Une telle taxe a déjà été instituée dans le passé en France. Ainsi, pour tenir compte de l'augmentation du prix du baril (35 dollars alors, contre 60 en 2005 et 70 en 2006), la loi de finances pour 2001 a institué, à l'initiative du gouvernement Jospin, une contribution exceptionnelle d'un taux de 25 % sur les bénéfices des compagnies pétrolières, qui a rapporté environ 5,4 milliards de francs.
Un tel prélèvement existe aussi au Royaume-Uni et a été récemment augmenté. Le 5 décembre 2005, Gordon Brown, chancelier de l'échiquier du gouvernement Blair, a annoncé que la taxe supplémentaire, déjà acquittée par les compagnies pétrolières opérant en mer du Nord, passera de 10 à 20 % des bénéfices réalisés dans cette zone.

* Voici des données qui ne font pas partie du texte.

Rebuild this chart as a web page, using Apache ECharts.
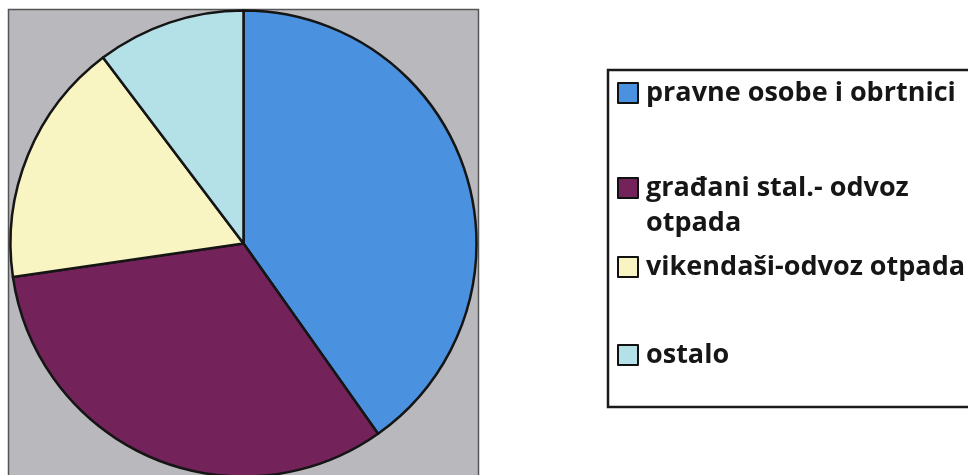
<!DOCTYPE html>
<html><head><meta charset="utf-8">
<script src="https://cdn.jsdelivr.net/npm/echarts@6/dist/echarts.min.js"></script>
<style>html,body{margin:0;padding:0;background:#fff}#c{width:968px;height:475px}</style>
</head><body><div id="c"></div>
<script>
const categories = ['pravne osobe i obrtnici', 'građani stal.- odvoz otpada', 'vikendaši-odvoz otpada', 'ostalo'];
const values = [40.2, 32.5, 17.0, 10.3];
const colors = ['#4a91e0', '#73225a', '#f8f5c2', '#b4e0e8'];

const chart = echarts.init(document.getElementById('c'), null, {renderer: 'canvas'});
const font = {fontFamily: 'Open Sans', fontWeight: 'bold', fontSize: 27, color: '#161616', lineHeight: 35, padding: [0, 0, 0, 3]};
const legendTops = [75.5, 135.5, 249.5, 337.5];
const legends = categories.map((name, i) => ({
  data: [name],
  left: 617,
  top: legendTops[i],
  padding: 0,
  orient: 'vertical',
  icon: 'rect',
  itemWidth: 20,
  itemHeight: 20,
  itemGap: 0,
  selectedMode: false,
  itemStyle: {borderColor: '#111', borderWidth: 2},
  formatter: n => n === 'građani stal.- odvoz otpada' ? ' \ngrađani stal.- odvoz\notpada' : n,
  textStyle: font
}));

chart.setOption({
  animation: false,
  graphic: [
    {type: 'rect', z: -10, shape: {x: 8.5, y: 9.5, width: 470, height: 480}, style: {fill: '#b9b9bd', stroke: '#555', lineWidth: 1.5}},
    {type: 'rect', z: -10, shape: {x: 608, y: 70, width: 380, height: 337}, style: {fill: '#fff', stroke: '#1a1a1a', lineWidth: 2.5}}
  ],
  legend: legends,
  series: [{
    type: 'pie',
    center: [243.5, 243.5],
    radius: 233,
    startAngle: 90,
    clockwise: true,
    label: {show: false},
    labelLine: {show: false},
    emphasis: {disabled: true},
    itemStyle: {borderColor: '#151515', borderWidth: 2.5},
    data: categories.map((c, i) => ({name: c, value: values[i], itemStyle: {color: colors[i]}}))
  }]
});
</script></body></html>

En soulignant que « la balance doit être rééquilibrée entre les consommateurs qui payent pour l'essence ou le chauffage et les producteurs pétroliers », afin de restituer à ceux-là une partie de ce qu'ils doivent dépenser en plus pour circuler et se chauffer.
Le 16 septembre 2005, M. Breton, ministre de l'économie, des finances et de l'industrie, a réuni une table ronde à Bercy et envisagé la création d'une « taxe exceptionnelle », mais y a renoncé très vite devant l'opposition des opérateurs pétroliers.
L'affectation du produit
de la contribution exceptionnelle
Le produit de cette contribution exceptionnelle devra contribuer à réduire notre dépendance pétrolière et à préparer notre économie et notre société à « sortir du pétrole » pour aller vers « l'après-pétrole ».

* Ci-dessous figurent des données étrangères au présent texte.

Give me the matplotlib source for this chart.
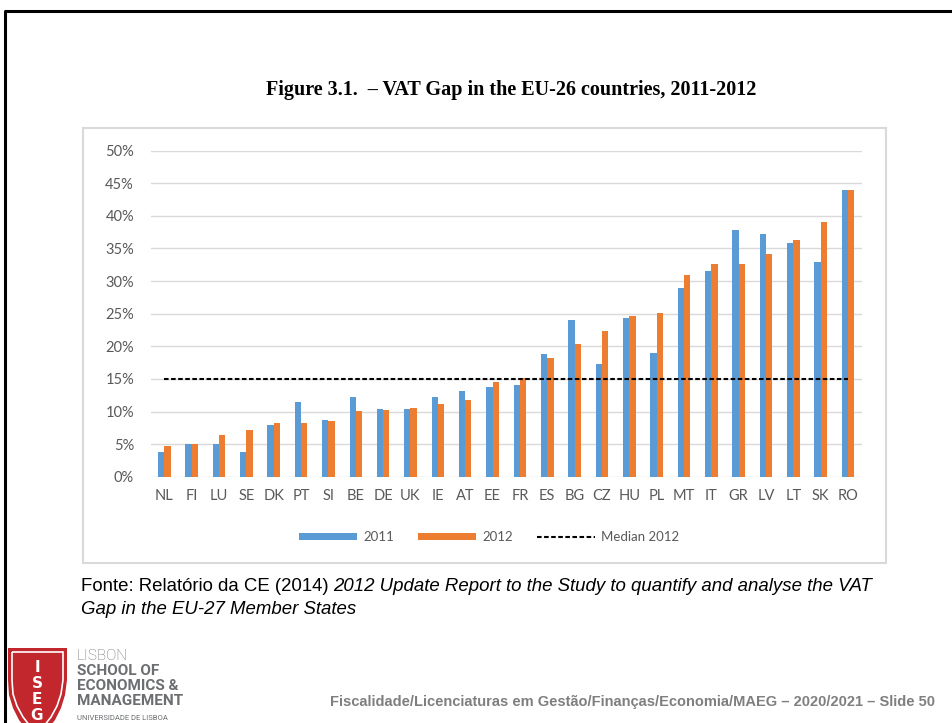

Il conviendra de l'affecter à deux objectifs principaux.
D'une part, le développement qualitatif des transports collectifs de proximité, qui pâtissent d'un sous-investissement chronique et qui doivent bénéficier d'investissements supplémentaires, notamment en Île-de-France, pour améliorer la qualité du service rendu à l'usager.
D'autre part, l'intensification des recherches publiques sur les énergies alternatives au pétrole, sur les énergies renouvelables et respectueuses de l'environnement (énergies solaire, éolienne, hydroélectrique, géothermie, biocarburants), et sur les économies d'énergies fossiles, dans une logique de développement durable.

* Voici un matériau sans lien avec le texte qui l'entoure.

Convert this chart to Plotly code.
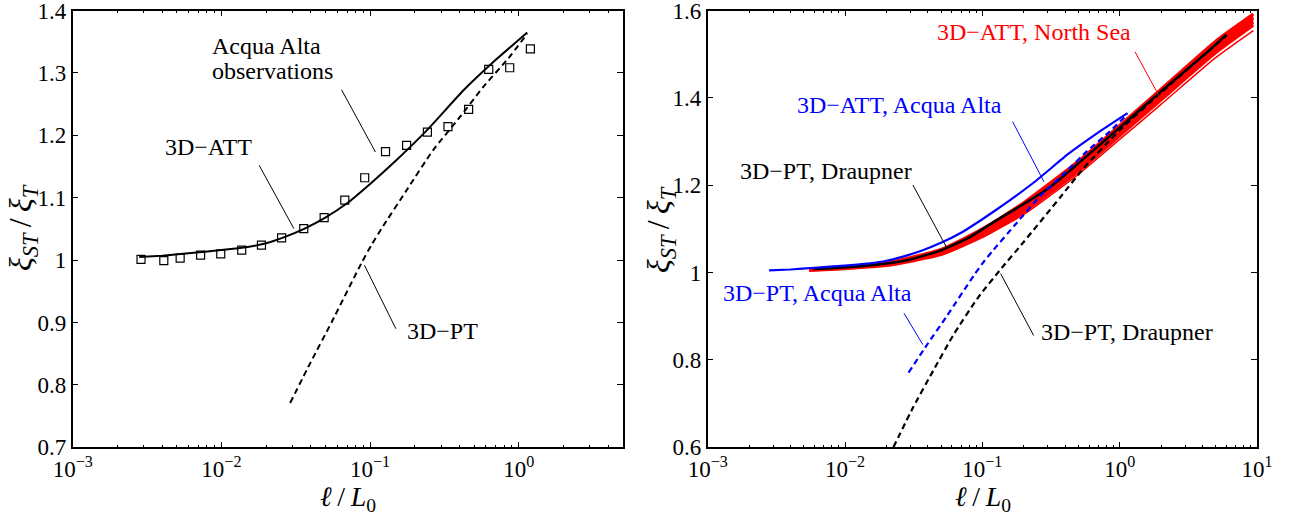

Ces recherches devraient porter en particulier sur la promotion des véhicules à traction électrique ou hybride, ainsi que sur celle du ferroutage.
Elles pourraient porter aussi sur l'amélioration de l'isolation thermique du parc de logements sociaux et sur le recours aux énergies alternatives pour assurer leur chauffage.
Dans ce but, l'État pourrait augmenter les crédits accordés aux organismes publics menant de telles recherches, comme l'INRETS (Institut national de recherche sur les transports et leur sécurité) et l'ADEME (Agence de l'environnement et de la maîtrise d'énergie), qui a pour missions « la maîtrise de l'énergie et l'économie des matières premières, la promotion des énergies renouvelables, la promotion des technologies propres et économes », ainsi que « l'amélioration des performances des transports ».